Carry none of the pictures over; write out the complete data exactly.
** BEGIN DATASET CONTENT **
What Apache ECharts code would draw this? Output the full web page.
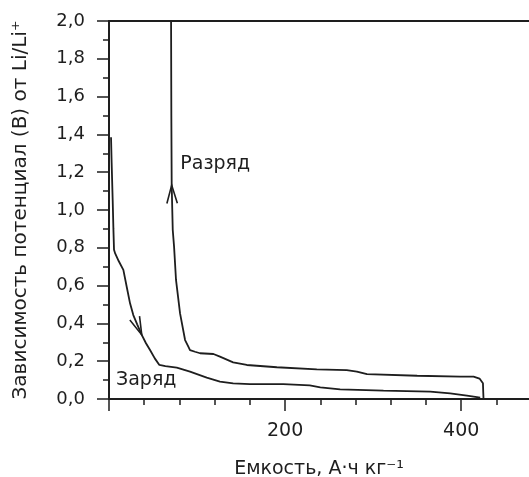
<!DOCTYPE html>
<html>
<head>
<meta charset="utf-8">
<script src="https://cdn.jsdelivr.net/npm/echarts@6/dist/echarts.min.js"></script>
<style>
html,body{margin:0;padding:0;background:#fff;}
#chart{width:529px;height:477px;}
</style>
</head>
<body>
<div id="chart"></div>
<script>
// ---- data ----
const capCharge = [2.3, 3.0, 4.2, 5.0, 5.7, 7.0, 11, 16.3, 20.1, 23.9, 27.6, 32, 37.2, 42, 46.6, 52, 57.2, 64, 77, 92, 111, 126, 141, 160, 198, 228, 240, 262.5, 311.7, 364.8, 387.5, 406.5, 421.6];
const vCharge   = [1.385, 1.25, 1.05, 0.9, 0.79, 0.77, 0.73, 0.683, 0.594, 0.506, 0.444, 0.395, 0.339, 0.295, 0.259, 0.215, 0.18, 0.174, 0.166, 0.145, 0.113, 0.092, 0.083, 0.079, 0.079, 0.072, 0.062, 0.051, 0.044, 0.039, 0.030, 0.018, 0.007];
const capDischarge = [425.3, 425, 424.7, 420.8, 414, 399, 350, 293, 281.5, 270, 236, 190.6, 156.5, 141, 126, 118.6, 103.4, 97.7, 92, 90.1, 86.4, 80.7, 76.1, 73.9, 72.4, 71.2, 70.8, 70.5];
const vDischarge   = [0.005, 0.04, 0.083, 0.108, 0.118, 0.118, 0.123, 0.132, 0.145, 0.153, 0.157, 0.168, 0.18, 0.194, 0.224, 0.238, 0.242, 0.25, 0.259, 0.277, 0.312, 0.453, 0.63, 0.806, 0.894, 1.132, 1.5, 2.0];
// arrows: [tipX, tipY, fromX, fromY]
const chargeArrow = [37.2, 0.339, 20, 0.53];
const dischargeArrow = [71.2, 1.132, 72.4, 0.894];
// annotations: [x, y, text]
const annotations = [[81, 1.245, 'Разряд'], [8, 0.1, 'Заряд']];
const xMajorTicks = [0, 200, 400];
const xTickLabels = [200, 400];
const xMinorTicks = [40, 80, 120, 160, 240, 280, 320, 360, 440];
const xMin = 0, xMax = 477;
const yMin = 0, yMax = 2, yStep = 0.2;
const yTitle = 'Зависимость потенциал (В) от Li/Li⁺';
const xTitle = 'Емкость, А·ч кг⁻¹';

// ---- chart ----
const INK = '#1e1e1e';
const FONT = 'DejaVu Sans';
const zip = (a, b) => a.map((v, i) => [v, b[i]]);
const chart = echarts.init(document.getElementById('chart'), null, {renderer: 'canvas'});

const baseX = {
  type: 'value', min: xMin, max: xMax, splitLine: {show: false}
};

chart.setOption({
  animation: false,
  backgroundColor: '#fff',
  grid: {left: 109, top: 21, right: 0, bottom: 78, containLabel: false, outerBoundsMode: 'none'},
  xAxis: [
    Object.assign({}, baseX, {
      position: 'bottom',
      axisLine: {show: true, lineStyle: {color: INK, width: 2}},
      axisTick: {show: true, length: 12, customValues: xMajorTicks, lineStyle: {color: INK, width: 1.5}},
      axisLabel: {show: true, customValues: xTickLabels, margin: 23, color: INK, fontFamily: FONT, fontSize: 19},
      name: xTitle, nameLocation: 'middle', nameGap: 61,
      nameTextStyle: {color: INK, fontFamily: FONT, fontSize: 19}
    }),
    Object.assign({}, baseX, {
      position: 'bottom',
      axisLine: {show: false},
      axisTick: {show: true, length: 6, customValues: xMinorTicks, lineStyle: {color: INK, width: 1.5}},
      axisLabel: {show: false}
    }),
    Object.assign({}, baseX, {
      position: 'top',
      axisLine: {show: true, lineStyle: {color: INK, width: 2}},
      axisTick: {show: false},
      axisLabel: {show: false}
    })
  ],
  yAxis: {
    type: 'value', min: yMin, max: yMax, interval: yStep,
    axisLine: {show: true, lineStyle: {color: INK, width: 2}},
    axisTick: {show: true, length: 12, lineStyle: {color: INK, width: 1.5}},
    minorTick: {show: true, splitNumber: 2, length: 6, lineStyle: {color: INK, width: 1.5}},
    splitLine: {show: false},
    axisLabel: {margin: 24, color: INK, fontFamily: FONT, fontSize: 18,
      formatter: v => v.toFixed(1).replace('.', ',')},
    name: yTitle, nameLocation: 'middle', nameGap: 78,
    nameTextStyle: {color: INK, fontFamily: FONT, fontSize: 20}
  },
  series: [
    {type: 'line', xAxisIndex: 0, data: zip(capCharge, vCharge), showSymbol: false, symbol: 'none',
     lineStyle: {color: INK, width: 1.8}, z: 3},
    {type: 'line', xAxisIndex: 0, data: zip(capDischarge, vDischarge), showSymbol: false, symbol: 'none',
     lineStyle: {color: INK, width: 1.8}, z: 3},
    {type: 'custom', xAxisIndex: 0, data: [chargeArrow, dischargeArrow],
     encode: {x: [0, 2], y: [1, 3]},
     renderItem: function (params, api) {
       const tip = api.coord([api.value(0), api.value(1)]);
       const from = api.coord([api.value(2), api.value(3)]);
       const ang = Math.atan2(from[1] - tip[1], from[0] - tip[0]);
       const L = 19, half = 16 * Math.PI / 180;
       const w1 = [tip[0] + L * Math.cos(ang + half), tip[1] + L * Math.sin(ang + half)];
       const w2 = [tip[0] + L * Math.cos(ang - half), tip[1] + L * Math.sin(ang - half)];
       return {type: 'polyline', shape: {points: [w1, tip, w2]},
         style: {stroke: INK, lineWidth: 1.6, fill: null}};
     }, z: 4},
    {type: 'scatter', xAxisIndex: 0, data: annotations, symbolSize: 0, silent: true,
     itemStyle: {opacity: 1},
     label: {show: true, position: 'right', distance: 0, color: INK, opacity: 1, fontFamily: FONT, fontSize: 19,
       formatter: p => p.data[2]}, z: 5}
  ]
});
</script>
</body>
</html>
** END DATASET CONTENT **
» **EXERCISE SOLUTION**:
What Apache ECharts code would draw this? Output the full web page.
<!DOCTYPE html>
<html>
<head>
<meta charset="utf-8">
<script src="https://cdn.jsdelivr.net/npm/echarts@6/dist/echarts.min.js"></script>
<style>
html,body{margin:0;padding:0;background:#fff;}
#chart{width:529px;height:477px;}
</style>
</head>
<body>
<div id="chart"></div>
<script>
// ---- data ----
const capCharge = [2.3, 3.0, 4.2, 5.0, 5.7, 7.0, 11, 16.3, 20.1, 23.9, 27.6, 32, 37.2, 42, 46.6, 52, 57.2, 64, 77, 92, 111, 126, 141, 160, 198, 228, 240, 262.5, 311.7, 364.8, 387.5, 406.5, 421.6];
const vCharge   = [1.385, 1.25, 1.05, 0.9, 0.79, 0.77, 0.73, 0.683, 0.594, 0.506, 0.444, 0.395, 0.339, 0.295, 0.259, 0.215, 0.18, 0.174, 0.166, 0.145, 0.113, 0.092, 0.083, 0.079, 0.079, 0.072, 0.062, 0.051, 0.044, 0.039, 0.030, 0.018, 0.007];
const capDischarge = [425.3, 425, 424.7, 420.8, 414, 399, 350, 293, 281.5, 270, 236, 190.6, 156.5, 141, 126, 118.6, 103.4, 97.7, 92, 90.1, 86.4, 80.7, 76.1, 73.9, 72.4, 71.2, 70.8, 70.5];
const vDischarge   = [0.005, 0.04, 0.083, 0.108, 0.118, 0.118, 0.123, 0.132, 0.145, 0.153, 0.157, 0.168, 0.18, 0.194, 0.224, 0.238, 0.242, 0.25, 0.259, 0.277, 0.312, 0.453, 0.63, 0.806, 0.894, 1.132, 1.5, 2.0];
// arrows: [tipX, tipY, fromX, fromY]
const chargeArrow = [37.2, 0.339, 20, 0.53];
const dischargeArrow = [71.2, 1.132, 72.4, 0.894];
// annotations: [x, y, text]
const annotations = [[81, 1.245, 'Разряд'], [8, 0.1, 'Заряд']];
const xMajorTicks = [0, 200, 400];
const xTickLabels = [200, 400];
const xMinorTicks = [40, 80, 120, 160, 240, 280, 320, 360, 440];
const xMin = 0, xMax = 477;
const yMin = 0, yMax = 2, yStep = 0.2;
const yTitle = 'Зависимость потенциал (В) от Li/Li⁺';
const xTitle = 'Емкость, А·ч кг⁻¹';

// ---- chart ----
const INK = '#1e1e1e';
const FONT = 'DejaVu Sans';
const zip = (a, b) => a.map((v, i) => [v, b[i]]);
const chart = echarts.init(document.getElementById('chart'), null, {renderer: 'canvas'});

const baseX = {
  type: 'value', min: xMin, max: xMax, splitLine: {show: false}
};

chart.setOption({
  animation: false,
  backgroundColor: '#fff',
  grid: {left: 109, top: 21, right: 0, bottom: 78, containLabel: false, outerBoundsMode: 'none'},
  xAxis: [
    Object.assign({}, baseX, {
      position: 'bottom',
      axisLine: {show: true, lineStyle: {color: INK, width: 2}},
      axisTick: {show: true, length: 12, customValues: xMajorTicks, lineStyle: {color: INK, width: 1.5}},
      axisLabel: {show: true, customValues: xTickLabels, margin: 23, color: INK, fontFamily: FONT, fontSize: 19},
      name: xTitle, nameLocation: 'middle', nameGap: 61,
      nameTextStyle: {color: INK, fontFamily: FONT, fontSize: 19}
    }),
    Object.assign({}, baseX, {
      position: 'bottom',
      axisLine: {show: false},
      axisTick: {show: true, length: 6, customValues: xMinorTicks, lineStyle: {color: INK, width: 1.5}},
      axisLabel: {show: false}
    }),
    Object.assign({}, baseX, {
      position: 'top',
      axisLine: {show: true, lineStyle: {color: INK, width: 2}},
      axisTick: {show: false},
      axisLabel: {show: false}
    })
  ],
  yAxis: {
    type: 'value', min: yMin, max: yMax, interval: yStep,
    axisLine: {show: true, lineStyle: {color: INK, width: 2}},
    axisTick: {show: true, length: 12, lineStyle: {color: INK, width: 1.5}},
    minorTick: {show: true, splitNumber: 2, length: 6, lineStyle: {color: INK, width: 1.5}},
    splitLine: {show: false},
    axisLabel: {margin: 24, color: INK, fontFamily: FONT, fontSize: 18,
      formatter: v => v.toFixed(1).replace('.', ',')},
    name: yTitle, nameLocation: 'middle', nameGap: 78,
    nameTextStyle: {color: INK, fontFamily: FONT, fontSize: 20}
  },
  series: [
    {type: 'line', xAxisIndex: 0, data: zip(capCharge, vCharge), showSymbol: false, symbol: 'none',
     lineStyle: {color: INK, width: 1.8}, z: 3},
    {type: 'line', xAxisIndex: 0, data: zip(capDischarge, vDischarge), showSymbol: false, symbol: 'none',
     lineStyle: {color: INK, width: 1.8}, z: 3},
    {type: 'custom', xAxisIndex: 0, data: [chargeArrow, dischargeArrow],
     encode: {x: [0, 2], y: [1, 3]},
     renderItem: function (params, api) {
       const tip = api.coord([api.value(0), api.value(1)]);
       const from = api.coord([api.value(2), api.value(3)]);
       const ang = Math.atan2(from[1] - tip[1], from[0] - tip[0]);
       const L = 19, half = 16 * Math.PI / 180;
       const w1 = [tip[0] + L * Math.cos(ang + half), tip[1] + L * Math.sin(ang + half)];
       const w2 = [tip[0] + L * Math.cos(ang - half), tip[1] + L * Math.sin(ang - half)];
       return {type: 'polyline', shape: {points: [w1, tip, w2]},
         style: {stroke: INK, lineWidth: 1.6, fill: null}};
     }, z: 4},
    {type: 'scatter', xAxisIndex: 0, data: annotations, symbolSize: 0, silent: true,
     itemStyle: {opacity: 1},
     label: {show: true, position: 'right', distance: 0, color: INK, opacity: 1, fontFamily: FONT, fontSize: 19,
       formatter: p => p.data[2]}, z: 5}
  ]
});
</script>
</body>
</html>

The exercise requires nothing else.